REQUEST: Collect from the data below each line with "this".

TASK INPUT:
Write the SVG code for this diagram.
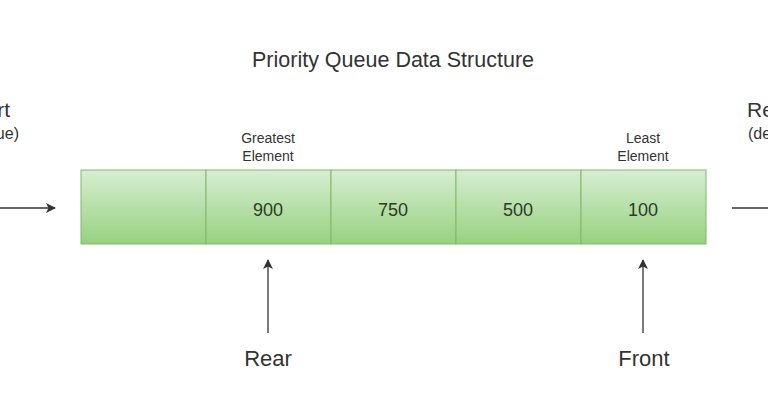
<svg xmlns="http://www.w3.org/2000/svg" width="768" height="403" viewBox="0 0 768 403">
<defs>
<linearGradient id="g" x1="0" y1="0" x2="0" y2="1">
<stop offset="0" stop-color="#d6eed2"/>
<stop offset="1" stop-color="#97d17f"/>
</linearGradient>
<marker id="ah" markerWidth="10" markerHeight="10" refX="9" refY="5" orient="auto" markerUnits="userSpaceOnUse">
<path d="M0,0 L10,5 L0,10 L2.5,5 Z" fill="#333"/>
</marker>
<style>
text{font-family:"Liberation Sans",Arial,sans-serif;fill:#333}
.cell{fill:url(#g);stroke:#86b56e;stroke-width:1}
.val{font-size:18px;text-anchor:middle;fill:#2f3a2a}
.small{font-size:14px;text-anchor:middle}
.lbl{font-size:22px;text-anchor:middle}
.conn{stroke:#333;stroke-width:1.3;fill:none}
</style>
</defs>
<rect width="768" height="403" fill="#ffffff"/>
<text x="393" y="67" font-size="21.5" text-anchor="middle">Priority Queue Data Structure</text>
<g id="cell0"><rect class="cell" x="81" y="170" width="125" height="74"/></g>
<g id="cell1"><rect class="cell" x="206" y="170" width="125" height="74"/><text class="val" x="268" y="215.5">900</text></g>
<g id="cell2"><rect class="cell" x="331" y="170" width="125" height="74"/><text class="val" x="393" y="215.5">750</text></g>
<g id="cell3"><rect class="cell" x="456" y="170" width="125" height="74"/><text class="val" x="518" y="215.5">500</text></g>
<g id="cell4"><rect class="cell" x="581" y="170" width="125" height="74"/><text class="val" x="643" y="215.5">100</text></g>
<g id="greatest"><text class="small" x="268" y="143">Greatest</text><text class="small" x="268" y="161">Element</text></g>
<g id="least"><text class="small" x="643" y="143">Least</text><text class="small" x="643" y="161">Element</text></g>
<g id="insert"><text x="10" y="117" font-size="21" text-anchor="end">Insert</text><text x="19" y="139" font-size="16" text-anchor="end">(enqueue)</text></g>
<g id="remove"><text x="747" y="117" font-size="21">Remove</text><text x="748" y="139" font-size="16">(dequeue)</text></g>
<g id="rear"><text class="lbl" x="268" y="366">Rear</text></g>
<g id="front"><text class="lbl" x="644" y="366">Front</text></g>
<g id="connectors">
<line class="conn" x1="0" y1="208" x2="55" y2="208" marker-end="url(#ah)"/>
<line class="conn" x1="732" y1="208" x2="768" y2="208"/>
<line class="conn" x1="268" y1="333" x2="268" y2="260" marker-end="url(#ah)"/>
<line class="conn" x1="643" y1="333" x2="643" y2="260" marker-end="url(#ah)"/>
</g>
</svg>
...
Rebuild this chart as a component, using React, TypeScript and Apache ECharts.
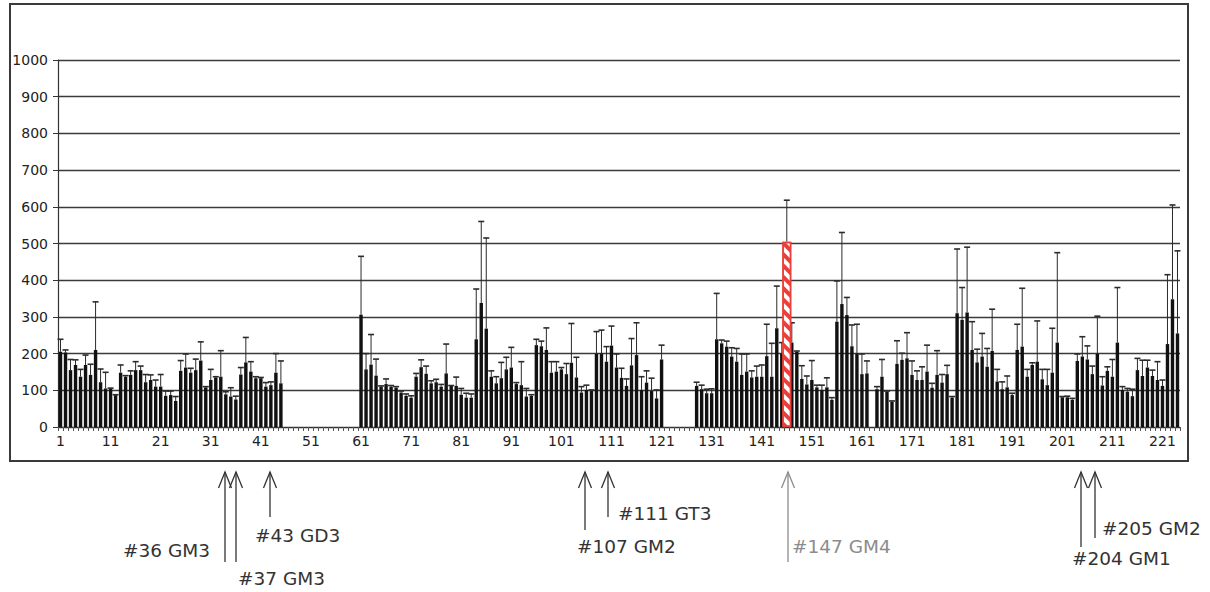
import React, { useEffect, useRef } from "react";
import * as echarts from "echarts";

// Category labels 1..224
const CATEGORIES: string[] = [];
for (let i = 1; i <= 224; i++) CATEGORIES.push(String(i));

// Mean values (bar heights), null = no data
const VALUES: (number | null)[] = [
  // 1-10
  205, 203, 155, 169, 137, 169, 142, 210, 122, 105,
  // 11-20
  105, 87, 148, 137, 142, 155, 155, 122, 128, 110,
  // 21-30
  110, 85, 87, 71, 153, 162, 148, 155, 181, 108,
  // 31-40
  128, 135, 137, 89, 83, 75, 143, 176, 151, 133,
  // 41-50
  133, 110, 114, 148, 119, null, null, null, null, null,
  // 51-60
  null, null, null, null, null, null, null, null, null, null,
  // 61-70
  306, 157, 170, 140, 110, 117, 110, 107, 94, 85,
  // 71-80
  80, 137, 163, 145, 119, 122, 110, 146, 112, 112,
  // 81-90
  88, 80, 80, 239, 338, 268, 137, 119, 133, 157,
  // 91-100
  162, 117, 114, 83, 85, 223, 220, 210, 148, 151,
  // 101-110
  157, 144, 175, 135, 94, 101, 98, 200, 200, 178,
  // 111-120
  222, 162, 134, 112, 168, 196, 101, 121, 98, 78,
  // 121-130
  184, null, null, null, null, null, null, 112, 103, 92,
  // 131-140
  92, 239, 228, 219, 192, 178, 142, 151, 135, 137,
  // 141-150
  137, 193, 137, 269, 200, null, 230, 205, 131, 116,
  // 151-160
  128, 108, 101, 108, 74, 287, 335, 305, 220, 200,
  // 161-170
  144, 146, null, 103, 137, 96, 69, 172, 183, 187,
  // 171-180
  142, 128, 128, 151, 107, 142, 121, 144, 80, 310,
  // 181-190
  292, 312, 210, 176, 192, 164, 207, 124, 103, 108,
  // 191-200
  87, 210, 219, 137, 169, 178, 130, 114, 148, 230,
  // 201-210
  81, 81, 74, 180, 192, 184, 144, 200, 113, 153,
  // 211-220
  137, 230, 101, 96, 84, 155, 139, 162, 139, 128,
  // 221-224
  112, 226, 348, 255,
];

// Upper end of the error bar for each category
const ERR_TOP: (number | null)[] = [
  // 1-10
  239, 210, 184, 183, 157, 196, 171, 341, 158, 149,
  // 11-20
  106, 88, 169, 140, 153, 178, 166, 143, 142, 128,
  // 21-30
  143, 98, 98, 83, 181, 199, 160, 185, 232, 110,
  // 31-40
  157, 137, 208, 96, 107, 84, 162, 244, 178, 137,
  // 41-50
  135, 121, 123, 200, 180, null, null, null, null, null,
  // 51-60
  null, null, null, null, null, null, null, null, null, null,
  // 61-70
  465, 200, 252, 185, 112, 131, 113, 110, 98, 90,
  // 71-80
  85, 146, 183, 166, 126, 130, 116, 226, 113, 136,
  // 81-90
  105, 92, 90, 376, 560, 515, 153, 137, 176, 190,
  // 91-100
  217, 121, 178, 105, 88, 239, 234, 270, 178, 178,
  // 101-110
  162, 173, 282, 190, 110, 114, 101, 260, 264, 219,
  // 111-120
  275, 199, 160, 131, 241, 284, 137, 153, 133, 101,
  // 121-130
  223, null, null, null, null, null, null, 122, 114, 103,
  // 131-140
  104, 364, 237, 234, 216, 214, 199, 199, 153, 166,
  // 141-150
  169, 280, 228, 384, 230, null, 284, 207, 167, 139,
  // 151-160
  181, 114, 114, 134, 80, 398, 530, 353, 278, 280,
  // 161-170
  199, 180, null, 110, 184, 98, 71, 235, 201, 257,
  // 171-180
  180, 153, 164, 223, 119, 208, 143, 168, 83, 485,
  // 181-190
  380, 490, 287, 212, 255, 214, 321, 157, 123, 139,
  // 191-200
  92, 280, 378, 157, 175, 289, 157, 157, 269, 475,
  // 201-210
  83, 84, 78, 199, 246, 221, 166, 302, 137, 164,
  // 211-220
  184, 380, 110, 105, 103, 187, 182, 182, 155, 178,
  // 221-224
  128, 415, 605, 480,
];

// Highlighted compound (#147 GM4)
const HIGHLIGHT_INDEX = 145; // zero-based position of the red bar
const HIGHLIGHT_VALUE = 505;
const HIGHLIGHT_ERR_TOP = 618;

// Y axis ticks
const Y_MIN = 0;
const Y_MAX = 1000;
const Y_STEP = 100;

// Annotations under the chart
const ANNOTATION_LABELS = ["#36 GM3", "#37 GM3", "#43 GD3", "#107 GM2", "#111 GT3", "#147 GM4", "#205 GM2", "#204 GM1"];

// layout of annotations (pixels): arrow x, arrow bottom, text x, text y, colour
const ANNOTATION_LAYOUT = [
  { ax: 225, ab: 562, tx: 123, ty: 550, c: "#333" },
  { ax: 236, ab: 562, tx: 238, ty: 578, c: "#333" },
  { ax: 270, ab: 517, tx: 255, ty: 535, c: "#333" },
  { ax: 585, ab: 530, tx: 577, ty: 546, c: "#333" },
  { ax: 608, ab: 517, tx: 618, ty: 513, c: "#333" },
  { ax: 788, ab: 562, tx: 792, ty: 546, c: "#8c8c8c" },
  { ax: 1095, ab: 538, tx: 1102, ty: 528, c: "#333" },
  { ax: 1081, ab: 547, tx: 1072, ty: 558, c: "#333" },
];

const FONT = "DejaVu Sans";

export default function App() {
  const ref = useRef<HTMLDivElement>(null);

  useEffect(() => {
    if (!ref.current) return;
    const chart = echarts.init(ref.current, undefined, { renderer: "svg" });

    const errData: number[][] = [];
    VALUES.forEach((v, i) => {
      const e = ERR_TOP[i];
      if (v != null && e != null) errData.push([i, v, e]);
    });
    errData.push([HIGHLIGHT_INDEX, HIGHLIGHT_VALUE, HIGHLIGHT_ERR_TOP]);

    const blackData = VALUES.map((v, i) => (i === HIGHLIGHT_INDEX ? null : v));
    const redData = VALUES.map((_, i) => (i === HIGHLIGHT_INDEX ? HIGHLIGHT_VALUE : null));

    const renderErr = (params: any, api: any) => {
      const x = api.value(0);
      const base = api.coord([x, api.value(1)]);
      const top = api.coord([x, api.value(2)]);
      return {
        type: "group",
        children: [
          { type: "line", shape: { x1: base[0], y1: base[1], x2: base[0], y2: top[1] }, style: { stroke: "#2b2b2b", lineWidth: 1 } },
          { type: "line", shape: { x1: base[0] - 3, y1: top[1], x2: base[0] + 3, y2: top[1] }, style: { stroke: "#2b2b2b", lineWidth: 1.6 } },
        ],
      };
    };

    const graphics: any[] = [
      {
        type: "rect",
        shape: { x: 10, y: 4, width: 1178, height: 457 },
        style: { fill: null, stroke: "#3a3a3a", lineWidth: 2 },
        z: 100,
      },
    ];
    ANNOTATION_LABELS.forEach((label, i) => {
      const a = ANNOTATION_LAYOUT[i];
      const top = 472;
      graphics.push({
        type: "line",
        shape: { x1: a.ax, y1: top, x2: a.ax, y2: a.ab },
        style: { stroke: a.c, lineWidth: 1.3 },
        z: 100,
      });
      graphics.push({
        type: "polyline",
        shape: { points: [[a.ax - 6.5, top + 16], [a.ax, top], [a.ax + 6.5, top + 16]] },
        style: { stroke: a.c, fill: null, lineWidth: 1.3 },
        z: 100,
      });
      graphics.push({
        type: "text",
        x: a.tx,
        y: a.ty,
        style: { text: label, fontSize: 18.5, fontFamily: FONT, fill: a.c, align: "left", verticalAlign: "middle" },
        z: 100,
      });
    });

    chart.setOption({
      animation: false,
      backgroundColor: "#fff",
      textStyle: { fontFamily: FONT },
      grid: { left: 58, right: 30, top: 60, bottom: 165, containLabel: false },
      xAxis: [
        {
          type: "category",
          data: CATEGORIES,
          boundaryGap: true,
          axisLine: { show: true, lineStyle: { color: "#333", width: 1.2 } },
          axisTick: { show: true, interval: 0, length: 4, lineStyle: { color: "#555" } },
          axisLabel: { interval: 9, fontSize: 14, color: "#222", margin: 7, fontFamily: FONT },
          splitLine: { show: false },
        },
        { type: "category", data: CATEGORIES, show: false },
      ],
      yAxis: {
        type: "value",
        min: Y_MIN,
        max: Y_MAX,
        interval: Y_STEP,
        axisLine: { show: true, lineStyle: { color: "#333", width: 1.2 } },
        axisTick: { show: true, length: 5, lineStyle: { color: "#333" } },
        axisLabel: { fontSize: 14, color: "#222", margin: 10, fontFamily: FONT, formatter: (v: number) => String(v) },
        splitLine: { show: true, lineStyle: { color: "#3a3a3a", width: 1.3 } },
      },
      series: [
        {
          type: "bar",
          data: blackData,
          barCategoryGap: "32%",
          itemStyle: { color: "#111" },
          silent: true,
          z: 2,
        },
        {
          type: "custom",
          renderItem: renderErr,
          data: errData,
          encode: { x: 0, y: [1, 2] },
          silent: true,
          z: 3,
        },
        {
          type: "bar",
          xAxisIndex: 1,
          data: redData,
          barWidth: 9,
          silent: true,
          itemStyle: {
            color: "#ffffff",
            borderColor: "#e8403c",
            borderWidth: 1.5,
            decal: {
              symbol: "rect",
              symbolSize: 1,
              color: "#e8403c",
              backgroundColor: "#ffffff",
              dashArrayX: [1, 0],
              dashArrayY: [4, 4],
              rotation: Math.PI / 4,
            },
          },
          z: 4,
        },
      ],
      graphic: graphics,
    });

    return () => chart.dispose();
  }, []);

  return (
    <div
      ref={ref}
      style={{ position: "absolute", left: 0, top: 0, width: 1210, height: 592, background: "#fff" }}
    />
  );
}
...
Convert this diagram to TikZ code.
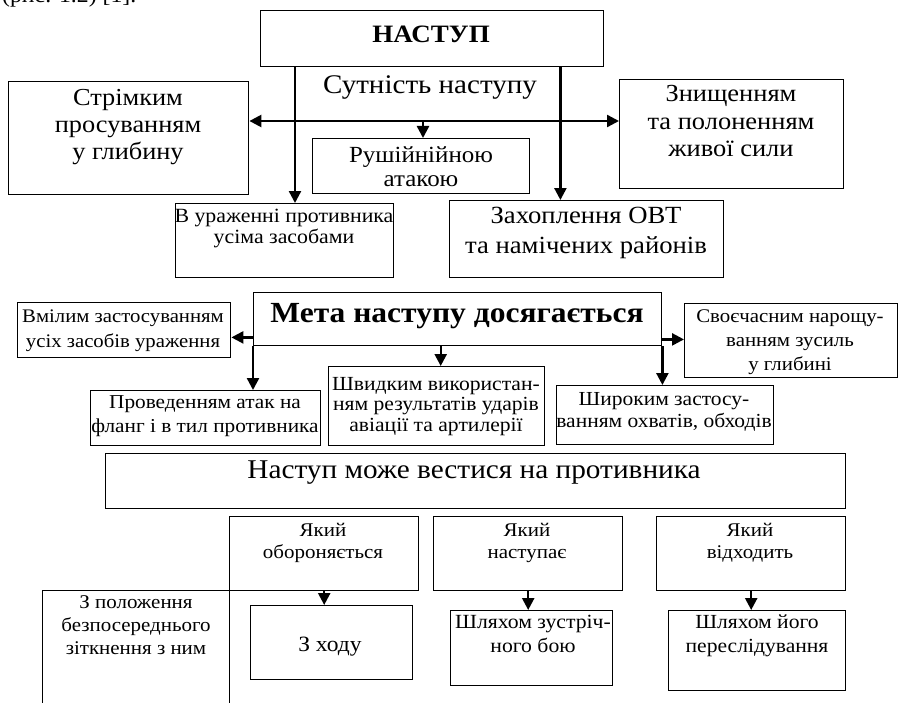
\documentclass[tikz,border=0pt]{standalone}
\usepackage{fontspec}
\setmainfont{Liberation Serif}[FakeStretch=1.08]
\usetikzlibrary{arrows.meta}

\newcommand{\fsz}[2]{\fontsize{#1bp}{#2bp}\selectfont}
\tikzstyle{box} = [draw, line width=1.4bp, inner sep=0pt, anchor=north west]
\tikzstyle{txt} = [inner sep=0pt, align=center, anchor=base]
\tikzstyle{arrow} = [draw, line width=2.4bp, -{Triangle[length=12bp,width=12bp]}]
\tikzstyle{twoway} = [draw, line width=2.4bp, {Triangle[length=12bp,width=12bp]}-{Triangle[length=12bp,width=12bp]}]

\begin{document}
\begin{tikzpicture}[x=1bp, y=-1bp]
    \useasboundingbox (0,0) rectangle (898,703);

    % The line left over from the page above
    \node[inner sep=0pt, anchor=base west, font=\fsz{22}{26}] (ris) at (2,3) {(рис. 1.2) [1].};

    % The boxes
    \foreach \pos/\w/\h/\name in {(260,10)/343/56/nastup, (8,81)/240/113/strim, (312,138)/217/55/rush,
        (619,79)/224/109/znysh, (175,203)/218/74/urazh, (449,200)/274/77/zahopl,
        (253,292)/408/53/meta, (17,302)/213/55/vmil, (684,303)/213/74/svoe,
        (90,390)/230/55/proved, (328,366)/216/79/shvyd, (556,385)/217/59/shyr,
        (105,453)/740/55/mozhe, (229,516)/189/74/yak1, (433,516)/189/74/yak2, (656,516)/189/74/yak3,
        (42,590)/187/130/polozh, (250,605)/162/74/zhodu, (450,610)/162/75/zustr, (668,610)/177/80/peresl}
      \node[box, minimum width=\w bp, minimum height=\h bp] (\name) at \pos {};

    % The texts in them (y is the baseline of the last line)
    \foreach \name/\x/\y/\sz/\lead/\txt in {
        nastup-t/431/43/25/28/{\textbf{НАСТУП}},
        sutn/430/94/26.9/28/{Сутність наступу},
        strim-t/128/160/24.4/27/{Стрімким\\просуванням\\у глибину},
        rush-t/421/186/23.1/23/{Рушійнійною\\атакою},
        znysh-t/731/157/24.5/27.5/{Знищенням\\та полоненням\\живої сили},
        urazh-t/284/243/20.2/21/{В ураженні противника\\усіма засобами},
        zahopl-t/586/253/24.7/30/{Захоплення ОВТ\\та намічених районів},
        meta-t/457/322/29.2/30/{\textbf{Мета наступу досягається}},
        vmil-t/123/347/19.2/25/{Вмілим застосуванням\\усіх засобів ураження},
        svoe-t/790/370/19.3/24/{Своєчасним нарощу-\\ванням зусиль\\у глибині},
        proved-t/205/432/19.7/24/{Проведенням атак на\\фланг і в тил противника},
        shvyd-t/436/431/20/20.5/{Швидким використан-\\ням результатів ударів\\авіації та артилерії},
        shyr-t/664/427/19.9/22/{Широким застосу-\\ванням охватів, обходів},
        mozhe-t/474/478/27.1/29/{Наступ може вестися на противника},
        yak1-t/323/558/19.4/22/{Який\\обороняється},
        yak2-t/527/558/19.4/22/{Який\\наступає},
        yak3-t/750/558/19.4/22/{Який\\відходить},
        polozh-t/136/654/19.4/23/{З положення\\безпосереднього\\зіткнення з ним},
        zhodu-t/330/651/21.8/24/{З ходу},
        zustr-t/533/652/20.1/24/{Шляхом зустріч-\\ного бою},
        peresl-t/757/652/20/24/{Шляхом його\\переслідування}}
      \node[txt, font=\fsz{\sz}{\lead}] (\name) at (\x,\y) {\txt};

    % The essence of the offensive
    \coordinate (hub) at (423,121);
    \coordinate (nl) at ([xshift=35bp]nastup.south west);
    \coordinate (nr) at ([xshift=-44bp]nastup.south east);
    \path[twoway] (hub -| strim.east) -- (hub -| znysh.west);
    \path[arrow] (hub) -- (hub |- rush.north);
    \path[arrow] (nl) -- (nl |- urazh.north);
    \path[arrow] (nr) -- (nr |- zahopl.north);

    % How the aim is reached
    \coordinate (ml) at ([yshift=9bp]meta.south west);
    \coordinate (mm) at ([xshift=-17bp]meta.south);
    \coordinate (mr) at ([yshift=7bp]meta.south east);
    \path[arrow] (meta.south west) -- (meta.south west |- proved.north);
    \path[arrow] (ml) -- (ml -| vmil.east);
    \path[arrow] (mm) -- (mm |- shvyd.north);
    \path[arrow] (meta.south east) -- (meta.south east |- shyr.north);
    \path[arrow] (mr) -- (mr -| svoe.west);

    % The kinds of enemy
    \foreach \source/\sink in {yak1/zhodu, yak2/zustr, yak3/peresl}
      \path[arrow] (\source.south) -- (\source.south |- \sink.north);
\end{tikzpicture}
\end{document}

EXERCISE RESPONSE:
Write the SVG code for this diagram.
Rebuild this chart as a component, using React, TypeScript and Apache ECharts.
Convert this diagram to TikZ code.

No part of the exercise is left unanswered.